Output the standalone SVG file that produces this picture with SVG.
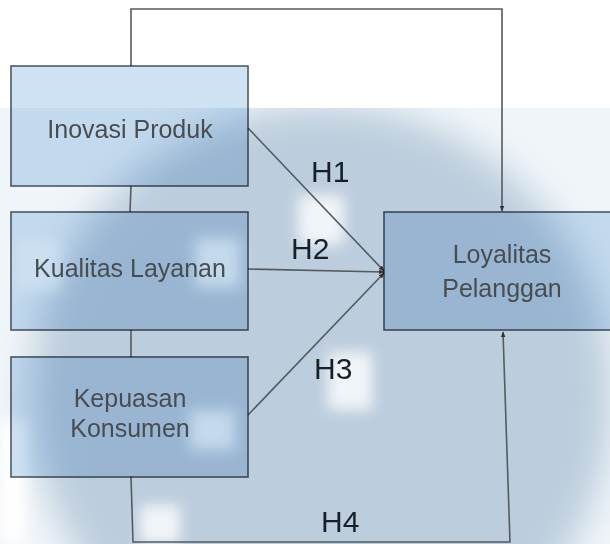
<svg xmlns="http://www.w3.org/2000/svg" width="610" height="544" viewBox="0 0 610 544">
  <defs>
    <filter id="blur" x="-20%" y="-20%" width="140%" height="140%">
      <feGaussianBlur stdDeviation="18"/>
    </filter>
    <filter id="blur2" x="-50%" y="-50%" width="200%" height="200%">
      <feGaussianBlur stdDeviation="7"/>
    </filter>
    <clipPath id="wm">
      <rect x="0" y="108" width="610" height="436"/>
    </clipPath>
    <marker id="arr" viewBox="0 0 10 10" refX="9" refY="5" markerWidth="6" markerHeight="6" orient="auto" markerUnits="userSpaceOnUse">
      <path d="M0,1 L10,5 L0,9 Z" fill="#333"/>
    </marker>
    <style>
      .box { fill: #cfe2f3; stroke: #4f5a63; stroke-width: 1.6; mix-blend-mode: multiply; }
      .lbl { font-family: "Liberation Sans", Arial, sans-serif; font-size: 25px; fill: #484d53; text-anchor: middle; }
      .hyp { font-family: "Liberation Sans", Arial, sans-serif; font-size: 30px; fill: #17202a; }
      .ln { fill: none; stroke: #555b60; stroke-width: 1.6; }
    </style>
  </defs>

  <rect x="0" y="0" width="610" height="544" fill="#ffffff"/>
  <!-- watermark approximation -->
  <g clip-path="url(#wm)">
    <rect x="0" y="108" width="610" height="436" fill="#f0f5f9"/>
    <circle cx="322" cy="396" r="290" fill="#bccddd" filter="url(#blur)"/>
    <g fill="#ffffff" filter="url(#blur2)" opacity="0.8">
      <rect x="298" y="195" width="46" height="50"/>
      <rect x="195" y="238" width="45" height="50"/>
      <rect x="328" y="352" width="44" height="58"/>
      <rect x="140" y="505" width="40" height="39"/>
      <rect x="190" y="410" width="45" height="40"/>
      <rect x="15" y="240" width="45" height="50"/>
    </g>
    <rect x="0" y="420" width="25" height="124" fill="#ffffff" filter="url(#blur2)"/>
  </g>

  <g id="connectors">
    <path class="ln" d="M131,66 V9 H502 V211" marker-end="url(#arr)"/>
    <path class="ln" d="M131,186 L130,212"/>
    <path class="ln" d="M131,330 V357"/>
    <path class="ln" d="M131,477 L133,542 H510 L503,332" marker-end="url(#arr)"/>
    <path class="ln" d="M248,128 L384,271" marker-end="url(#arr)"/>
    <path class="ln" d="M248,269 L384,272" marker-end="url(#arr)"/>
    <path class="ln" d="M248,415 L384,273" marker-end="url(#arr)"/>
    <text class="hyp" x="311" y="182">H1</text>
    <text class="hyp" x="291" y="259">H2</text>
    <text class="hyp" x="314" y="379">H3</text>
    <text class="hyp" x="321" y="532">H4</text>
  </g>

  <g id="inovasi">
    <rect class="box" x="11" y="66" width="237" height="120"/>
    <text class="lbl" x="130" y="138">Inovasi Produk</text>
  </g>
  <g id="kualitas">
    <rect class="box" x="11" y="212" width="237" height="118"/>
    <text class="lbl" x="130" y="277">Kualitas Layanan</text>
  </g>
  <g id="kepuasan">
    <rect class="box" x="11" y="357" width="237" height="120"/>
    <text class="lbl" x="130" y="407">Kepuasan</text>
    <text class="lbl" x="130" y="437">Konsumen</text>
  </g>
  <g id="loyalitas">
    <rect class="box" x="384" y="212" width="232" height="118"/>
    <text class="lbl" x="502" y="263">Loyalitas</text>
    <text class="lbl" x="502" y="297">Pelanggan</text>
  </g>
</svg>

....

Exercise requirements –
Skipping the pictures, transcribe each line above exactly as it appears.

Complete answer –
Output the standalone SVG file that produces this picture with SVG.
<svg xmlns="http://www.w3.org/2000/svg" width="610" height="544" viewBox="0 0 610 544">
  <defs>
    <filter id="blur" x="-20%" y="-20%" width="140%" height="140%">
      <feGaussianBlur stdDeviation="18"/>
    </filter>
    <filter id="blur2" x="-50%" y="-50%" width="200%" height="200%">
      <feGaussianBlur stdDeviation="7"/>
    </filter>
    <clipPath id="wm">
      <rect x="0" y="108" width="610" height="436"/>
    </clipPath>
    <marker id="arr" viewBox="0 0 10 10" refX="9" refY="5" markerWidth="6" markerHeight="6" orient="auto" markerUnits="userSpaceOnUse">
      <path d="M0,1 L10,5 L0,9 Z" fill="#333"/>
    </marker>
    <style>
      .box { fill: #cfe2f3; stroke: #4f5a63; stroke-width: 1.6; mix-blend-mode: multiply; }
      .lbl { font-family: "Liberation Sans", Arial, sans-serif; font-size: 25px; fill: #484d53; text-anchor: middle; }
      .hyp { font-family: "Liberation Sans", Arial, sans-serif; font-size: 30px; fill: #17202a; }
      .ln { fill: none; stroke: #555b60; stroke-width: 1.6; }
    </style>
  </defs>

  <rect x="0" y="0" width="610" height="544" fill="#ffffff"/>
  <!-- watermark approximation -->
  <g clip-path="url(#wm)">
    <rect x="0" y="108" width="610" height="436" fill="#f0f5f9"/>
    <circle cx="322" cy="396" r="290" fill="#bccddd" filter="url(#blur)"/>
    <g fill="#ffffff" filter="url(#blur2)" opacity="0.8">
      <rect x="298" y="195" width="46" height="50"/>
      <rect x="195" y="238" width="45" height="50"/>
      <rect x="328" y="352" width="44" height="58"/>
      <rect x="140" y="505" width="40" height="39"/>
      <rect x="190" y="410" width="45" height="40"/>
      <rect x="15" y="240" width="45" height="50"/>
    </g>
    <rect x="0" y="420" width="25" height="124" fill="#ffffff" filter="url(#blur2)"/>
  </g>

  <g id="connectors">
    <path class="ln" d="M131,66 V9 H502 V211" marker-end="url(#arr)"/>
    <path class="ln" d="M131,186 L130,212"/>
    <path class="ln" d="M131,330 V357"/>
    <path class="ln" d="M131,477 L133,542 H510 L503,332" marker-end="url(#arr)"/>
    <path class="ln" d="M248,128 L384,271" marker-end="url(#arr)"/>
    <path class="ln" d="M248,269 L384,272" marker-end="url(#arr)"/>
    <path class="ln" d="M248,415 L384,273" marker-end="url(#arr)"/>
    <text class="hyp" x="311" y="182">H1</text>
    <text class="hyp" x="291" y="259">H2</text>
    <text class="hyp" x="314" y="379">H3</text>
    <text class="hyp" x="321" y="532">H4</text>
  </g>

  <g id="inovasi">
    <rect class="box" x="11" y="66" width="237" height="120"/>
    <text class="lbl" x="130" y="138">Inovasi Produk</text>
  </g>
  <g id="kualitas">
    <rect class="box" x="11" y="212" width="237" height="118"/>
    <text class="lbl" x="130" y="277">Kualitas Layanan</text>
  </g>
  <g id="kepuasan">
    <rect class="box" x="11" y="357" width="237" height="120"/>
    <text class="lbl" x="130" y="407">Kepuasan</text>
    <text class="lbl" x="130" y="437">Konsumen</text>
  </g>
  <g id="loyalitas">
    <rect class="box" x="384" y="212" width="232" height="118"/>
    <text class="lbl" x="502" y="263">Loyalitas</text>
    <text class="lbl" x="502" y="297">Pelanggan</text>
  </g>
</svg>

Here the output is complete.